Daimonoioannes () or Eudaimonoioannes (Εὐδαιμονοϊωάννης) was the name of a noble Byzantine Greek family, or group of families, active in the 13th to 17th centuries. Particularly associated with Monemvasia, its members were also active in the wider Peloponnese, Kythira, and Crete, where they apparently moved  en masse in the 16th century, following the Ottoman capture of Monemvasia.

History
The family first appears, as Daimonoioannes, in the 1220s, in a speech by the Archbishop of Ohrid, Demetrios Chomatenos. The origin of the name is unknown; daimon means "demon", but may, according to Haris Kalligas, possibly refer to the site of Daimonia at Cape Maleas near Monemvasia. In the popular language, it became Daimonogiannes (Δαιμονογιάννης), as it is found in the Chronicle of the Morea, and variously Demonozaneus, Demonozannes, and de Mon[o]ianis in Western sources. It is only in the mid-14th century and after that the name acquired the form Eudaimonoiannes or Eudaimonogiannes with the addition of the prefix "eu-", "good", which henceforth became the standard form the family used.

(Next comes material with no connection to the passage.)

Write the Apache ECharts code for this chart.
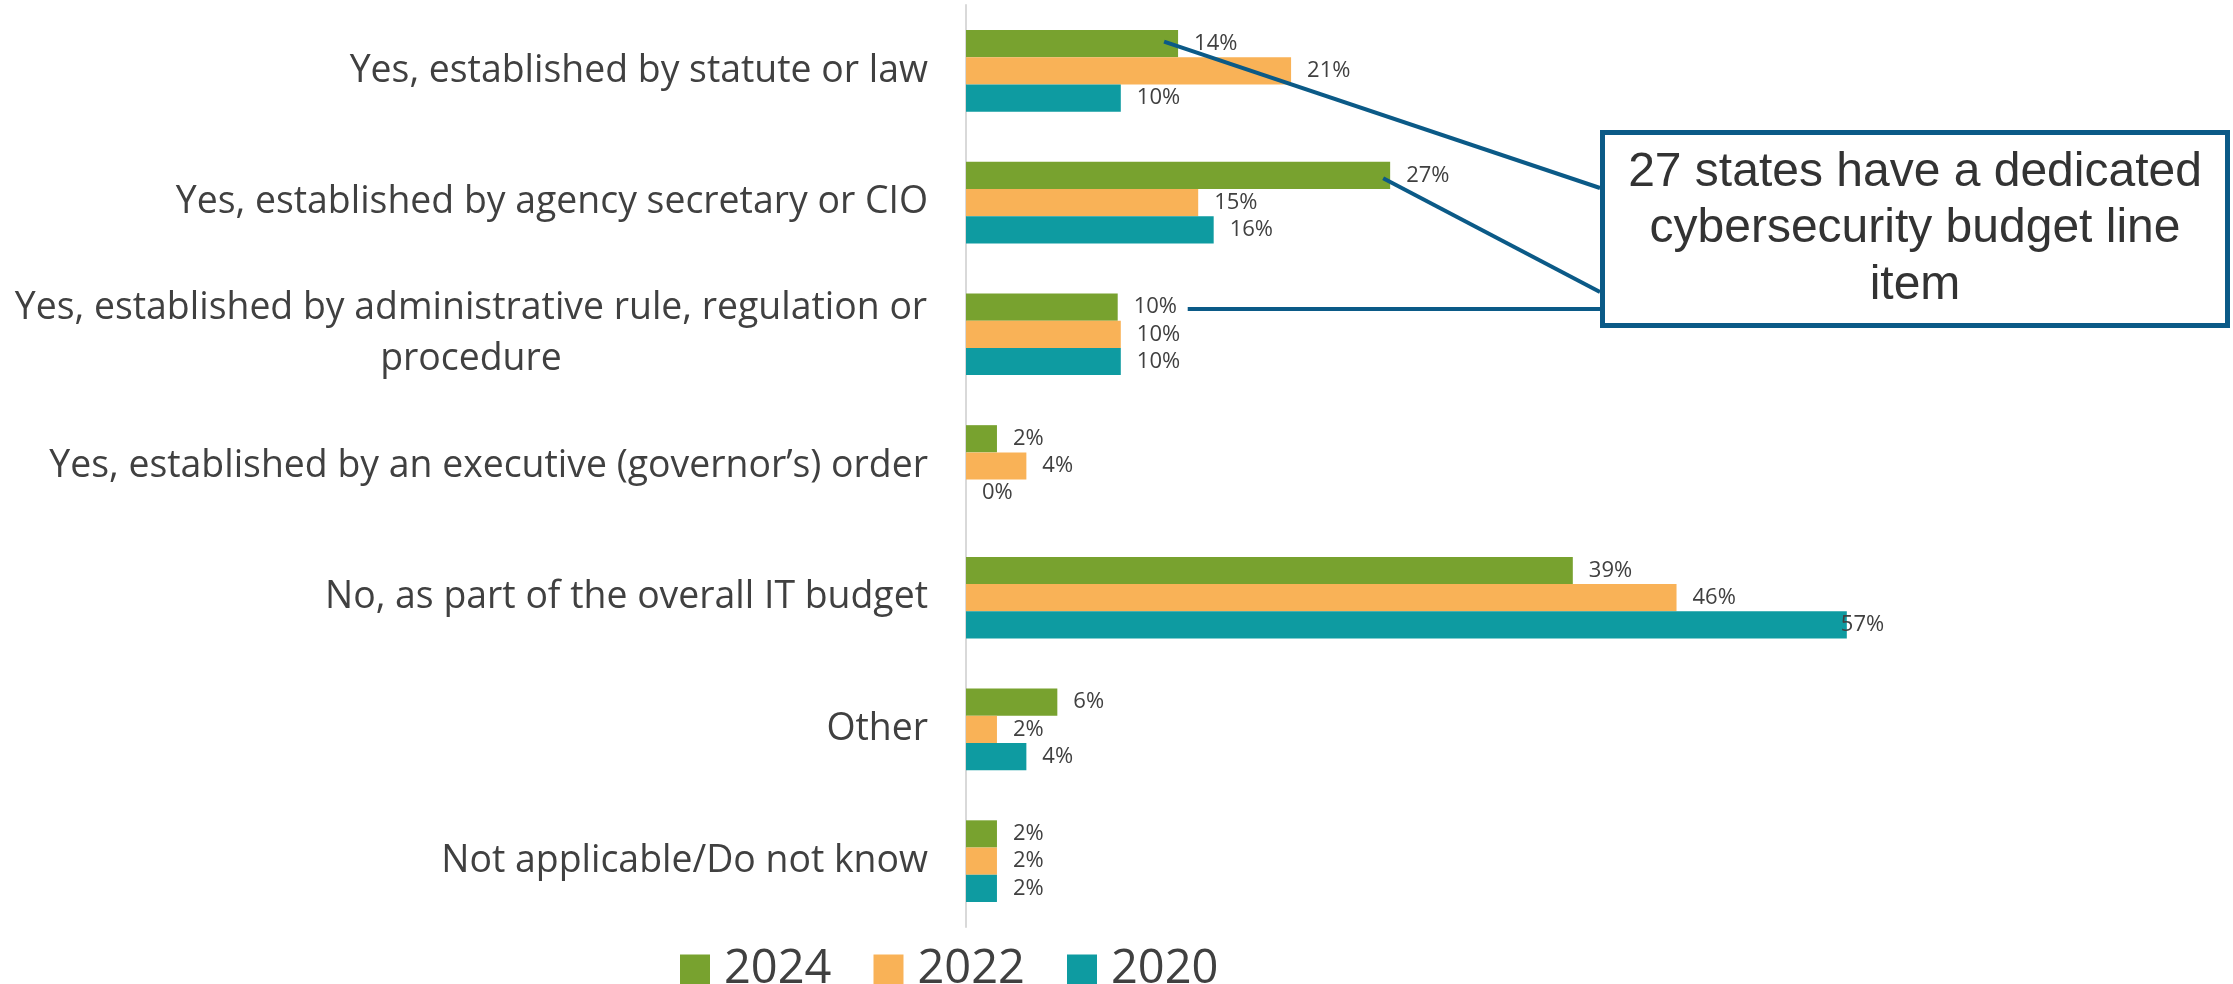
<!DOCTYPE html>
<html>
<head>
<meta charset="utf-8">
<script src="https://cdn.jsdelivr.net/npm/echarts@6/dist/echarts.min.js"></script>
<style>
html,body{margin:0;padding:0;background:#fff;}
#main{width:2233px;height:984px;}
</style>
</head>
<body>
<div id="main"></div>
<script>
const categories = [
  'Yes, established by statute or law',
  'Yes, established by agency secretary or CIO',
  'Yes, established by administrative rule, regulation or\nprocedure',
  'Yes, established by an executive (governor\u2019s) order',
  'No, as part of the overall IT budget',
  'Other',
  'Not applicable/Do not know'
];
const seriesNames = ['2024', '2022', '2020'];
const v2024 = [13.7, 27.4, 9.8, 2.0, 39.2, 5.9, 2.0];
const v2022 = [21.0, 15.0, 10.0, 3.9, 45.9, 2.0, 2.0];
const v2020 = [10.0, 16.0, 10.0, 0, 56.9, 3.9, 2.0];
const calloutText = '27 states have a dedicated\ncybersecurity budget line\nitem';

const colors = ['#78A22F', '#F9B257', '#0E9BA1'];
const textColor = '#404040';
const calloutColor = '#0B5A87';
const FONT = '"Open Sans", sans-serif';
const GAP = 0.38;

const chart = echarts.init(document.getElementById('main'));
const allValues = [v2024, v2022, v2020];

function buildSeries(k) {
  return {
    name: seriesNames[k],
    type: 'bar',
    barGap: '0%',
    barCategoryGap: (GAP * 100) + '%',
    itemStyle: { color: colors[k] },
    label: {
      show: true,
      position: 'right',
      distance: 16,
      fontFamily: FONT,
      fontSize: 22,
      color: textColor,
      formatter: p => Math.round(p.value) + '%'
    },
    data: allValues[k].map((v, i) => {
      if (k === 2 && i === 4) return { value: v, label: { distance: -6 } };
      return v;
    })
  };
}

chart.setOption({
  animation: false,
  backgroundColor: '#fff',
  grid: { left: 966, top: 5, height: 922, width: 1238.4 },
  legend: {
    data: seriesNames,
    left: 675,
    top: 941,
    icon: 'rect',
    itemWidth: 30,
    itemHeight: 30,
    itemGap: 42,
    textStyle: { fontFamily: FONT, fontSize: 47, color: textColor, lineHeight: 46, padding: [0, 0, 0, 9] }
  },
  xAxis: { type: 'value', min: 0, max: 80, show: false, splitLine: { show: false } },
  yAxis: {
    type: 'category',
    inverse: true,
    data: categories,
    axisTick: { show: false },
    axisLine: { show: true, lineStyle: { color: '#D9D9D9', width: 2 } },
    axisLabel: {
      margin: 38,
      fontFamily: FONT,
      fontSize: 37.4,
      lineHeight: 50,
      color: textColor,
      formatter: function (val) {
        if (val.indexOf('\n') >= 0) {
          return val.split('\n').map(s => '{c|' + s + '}').join('\n');
        }
        return val;
      },
      rich: {
        c: { width: 914, align: 'center', fontFamily: FONT, fontSize: 37.4, lineHeight: 51, color: textColor }
      }
    }
  },
  series: [buildSeries(0), buildSeries(1), buildSeries(2)]
});

// Annotation: connectors anchored to the data positions of the 2024 bars
function barPoint(k, i) {
  const p = chart.convertToPixel({ gridIndex: 0 }, [allValues[k][i], categories[i]]);
  const c0 = chart.convertToPixel({ gridIndex: 0 }, [0, categories[0]]);
  const c1 = chart.convertToPixel({ gridIndex: 0 }, [0, categories[1]]);
  const band = Math.abs(c1[1] - c0[1]);
  const barW = band * (1 - GAP) / 3;
  return [p[0], p[1] + (k - 1) * barW];
}

const boxX = 1600, boxY = 130, boxW = 630, boxH = 198, bw = 5;
const a1 = barPoint(0, 0), a2 = barPoint(0, 1), a3 = barPoint(0, 2);
const lineStyle = { stroke: calloutColor, lineWidth: 4 };
chart.setOption({
  graphic: [
    { type: 'line', z: 10, shape: { x1: a1[0] - 14, y1: a1[1] - 2, x2: boxX, y2: boxY + 58 }, style: lineStyle },
    { type: 'line', z: 10, shape: { x1: a2[0] - 7, y1: a2[1] + 3, x2: boxX, y2: boxY + 162 }, style: lineStyle },
    { type: 'line', z: 10, shape: { x1: a3[0] + 70, y1: a3[1] + 2, x2: boxX, y2: a3[1] + 2 }, style: lineStyle },
    { type: 'rect', z: 11, shape: { x: boxX + bw / 2, y: boxY + bw / 2, width: boxW - bw, height: boxH - bw },
      style: { fill: '#fff', stroke: calloutColor, lineWidth: bw } },
    { type: 'text', z: 12, x: boxX + boxW / 2, y: boxY + boxH / 2,
      style: { text: calloutText, font: '48px "Liberation Sans", Arial, sans-serif', fill: '#333333',
               align: 'center', verticalAlign: 'middle', textAlign: 'center', textVerticalAlign: 'middle', lineHeight: 56.5 } }
  ]
});
</script>
</body>
</html>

From the outset the family were mostly associated with the fortress city of Monemvasia and the wider southern Peloponnese, while others were active in the island of Kythira off the Peloponnesian coast and in Venetian-ruled Crete, and a few as far afield as Venice itself, Serres, Constantinople, or the Kingdom of Naples. It is unclear whether all the bearers of the family name were members of the same family, and it has been suggested that there existed two closely related families with the same name, one in the Peloponnese and one in Crete. However, as the family first appears in the Peloponnese and Kythira, and only from the 16th century on occurs frequently in Crete (with 25 family members in the 16th century alone), it is more likely that the family moved to the island then, with the bulk of the family probably abandoning Monemvasia for Crete in 1545. The family also ruled Kythira, beginning perhaps as early as the 12th century, until 1238, when it passed to the Venetian House of Venier. The family remained active in the island thereafter, at least up to the mid-16th century.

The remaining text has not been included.